In 2021, American Songwriter and Kerrang each ranked the song number six on their lists of the greatest Pearl Jam songs.

==Live performances==
Pearl Jam first performed "Better Man" live at a concert on May 13, 1993, in San Francisco at Slim's Café, almost six months before the release of Vs.. At the time, the song had more of an up-tempo beat attached to it. The band often performs the song live as a medley with the English Beat's "Save It for Later". Vedder has acknowledged that the song's chord progression is largely derived from "Save It for Later" and the two songs are very similar.

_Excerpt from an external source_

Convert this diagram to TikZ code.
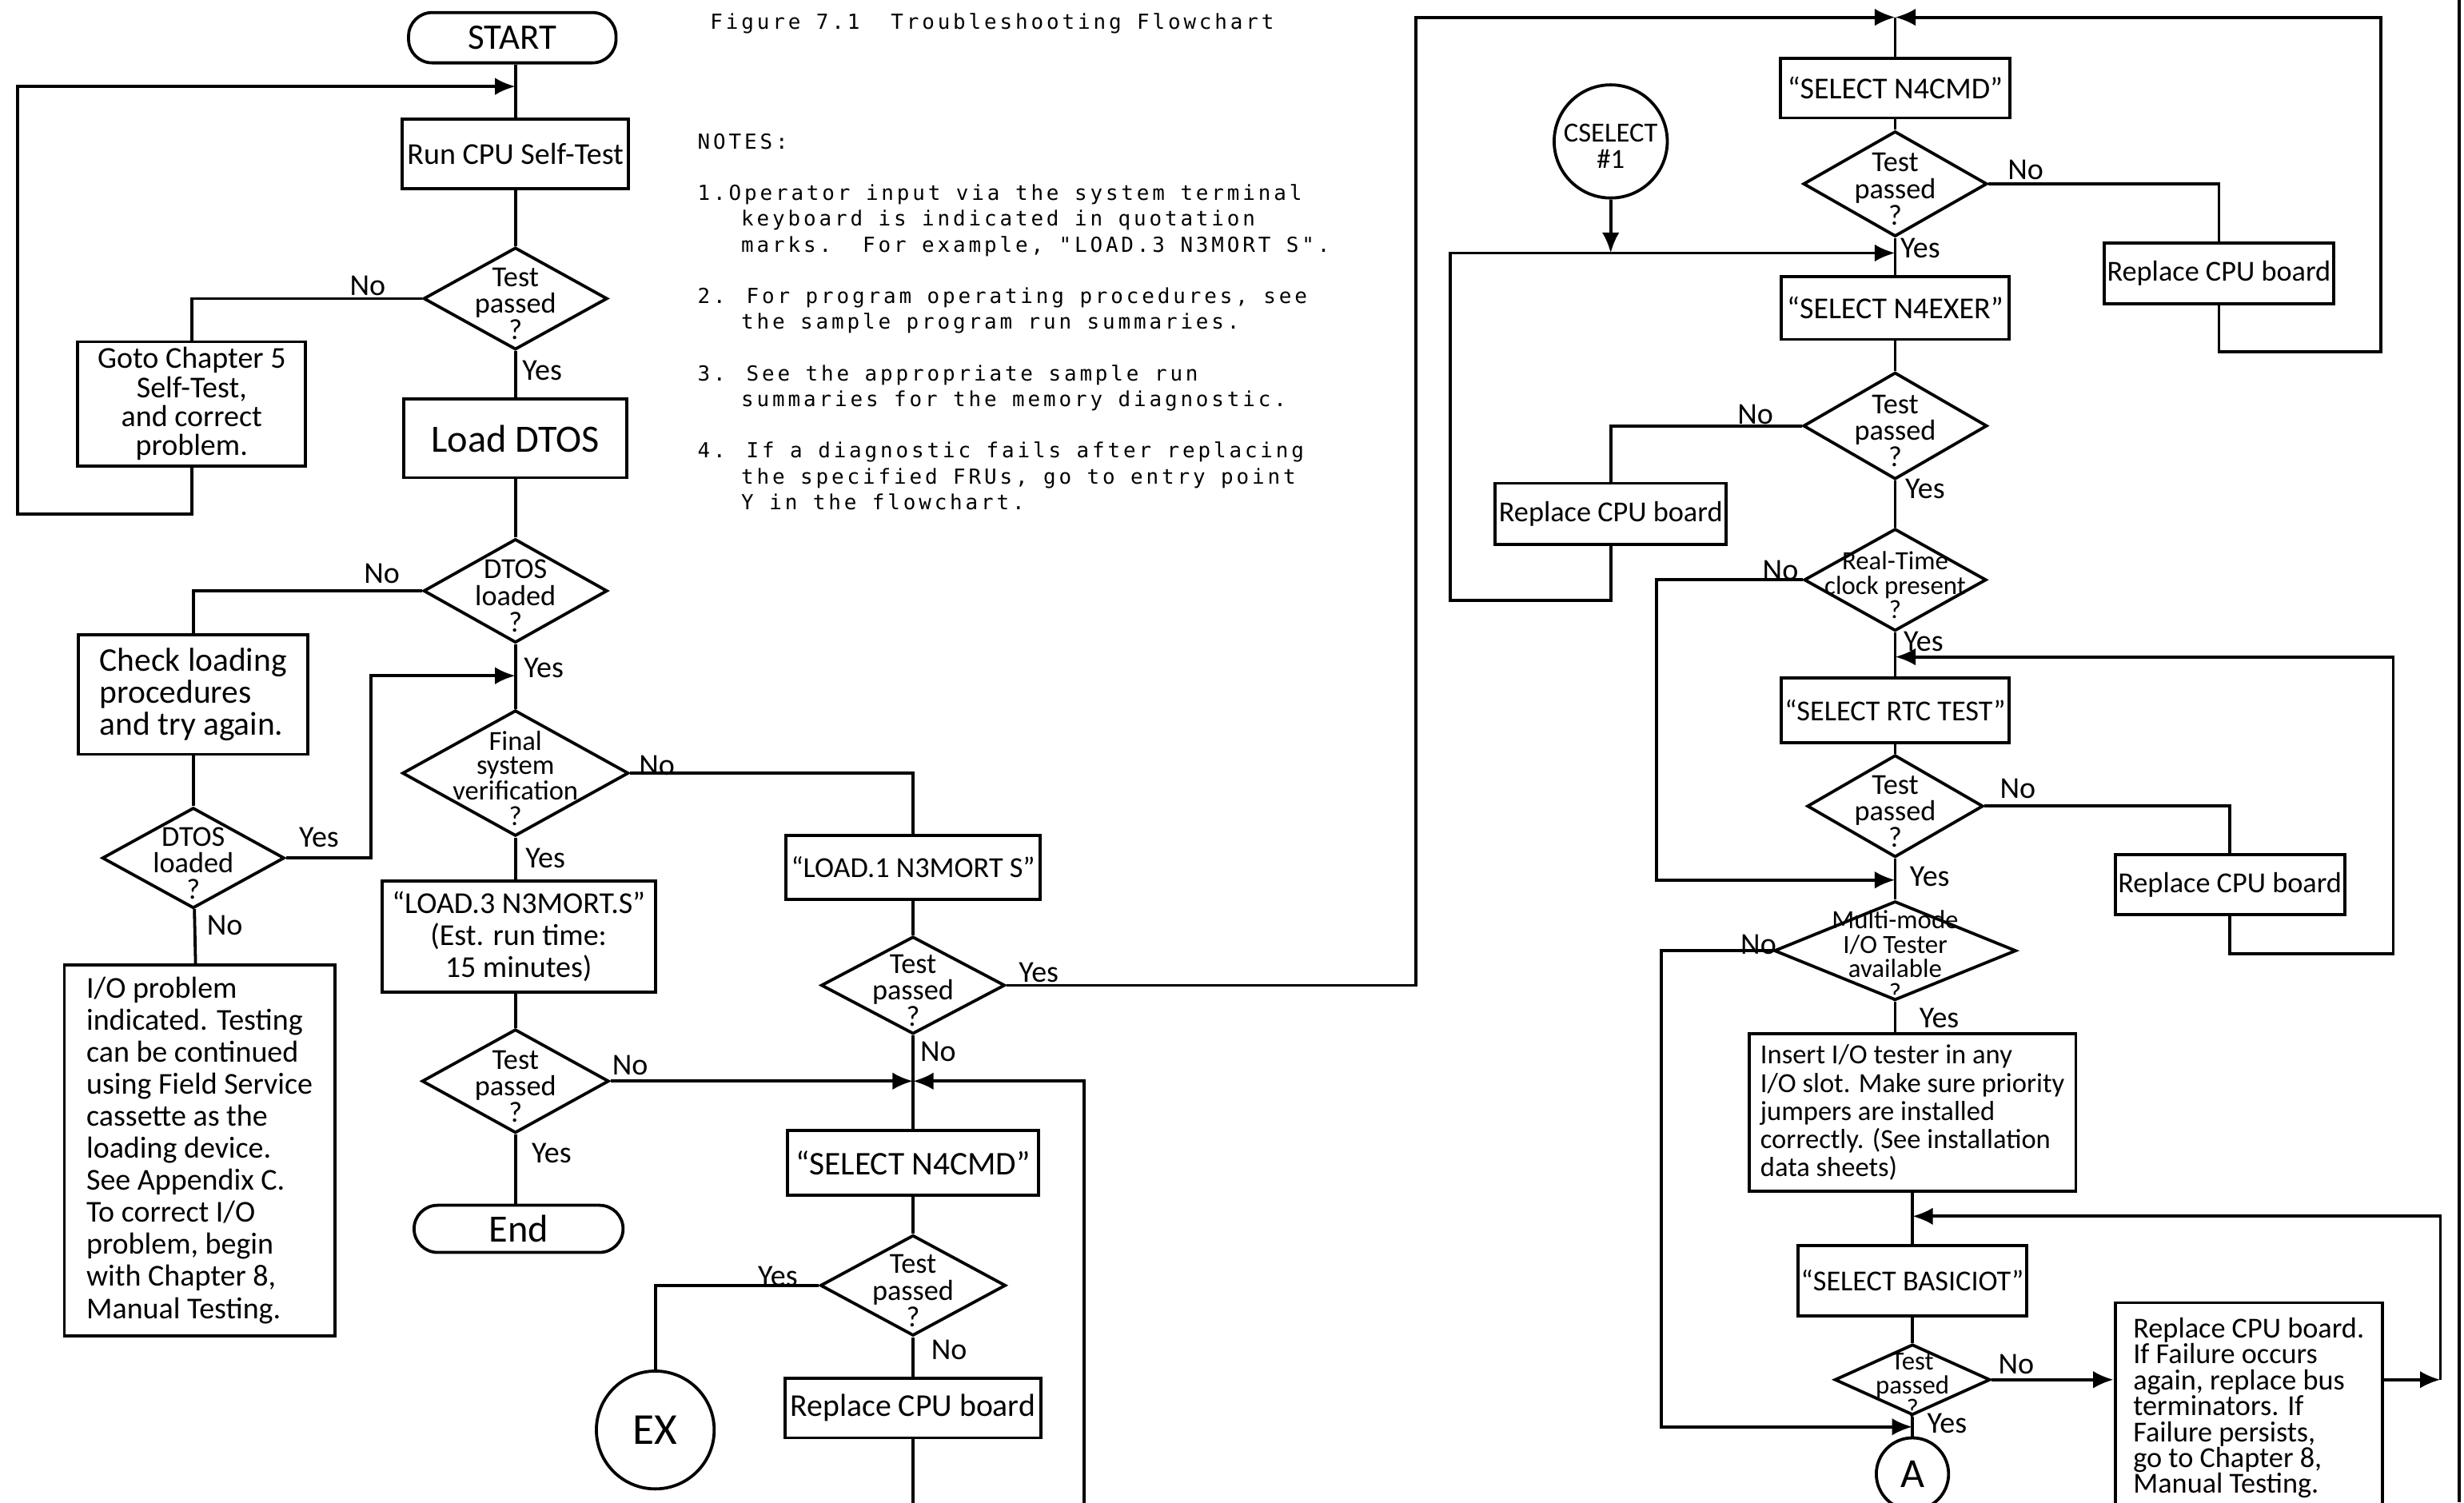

Throughout Pearl Jam's Binaural Tour (2000), Vedder often performed the song "Romanza" as an intro to "Better Man", with it being played most recently in 2005. At the last Vote for Change concert on October 13, 2004, in East Rutherford, New Jersey at Continental Airlines Arena, Vedder made a guest appearance with Bruce Springsteen and the E Street Band and sang "Better Man" upon Springsteen's request; the audience sang along. Pearl Jam performed the song for its appearance on VH1 Storytellers in 2006.
At Pearl Jam's August 29, 2006, concert in Arnhem, Netherlands at the Gelredome, Vedder sang Bob Marley's "No Woman, No Cry" at the beginning of "Better Man".

==Personnel==
Personnel are taken from the Vitalogy liner notes, except where noted.

Pearl Jam
- Eddie Vedder – vocals, guitar
- Stone Gossard – guitar
- Mike McCready – guitar
- Jeff Ament – bass guitar
- Dave Abbruzzese – drums

Additional musician
- Brendan O'Brien – Hammond organ, pump organ, Crumar bass pedals

==Charts==

===Weekly charts===

Weekly chart performance for "Better Man"
| Chart (1995) | Peak position |
|---|---|
| Canada Top Singles (RPM) | 9 |
| Iceland (Íslenski Listinn Topp 40) | 5 |
| US Radio Songs (Billboard) | 13 |
| US Alternative Airplay (Billboard) | 2 |
| US Mainstream Rock (Billboard) | 1 |
| US Pop Airplay (Billboard) | 13 |

===Year-end charts===

Year-end chart performance for "Better Man"
| Chart (1995) | Position |
|---|---|
| Canada Top Singles (RPM) | 71 |
| US Hot 100 Airplay (Billboard) | 26 |
| US Album Rock Tracks (Billboard) | 3 |
| US Modern Rock Tracks (Billboard) | 21 |
| US Top 40/Mainstream (Billboard) | 39 |

==Certifications==

| Region | Certification | Certified units/sales |
| New Zealand (RMNZ) | 2× Platinum | 60,000^{‡} |
^{‡} Sales+streaming figures based on certification alone.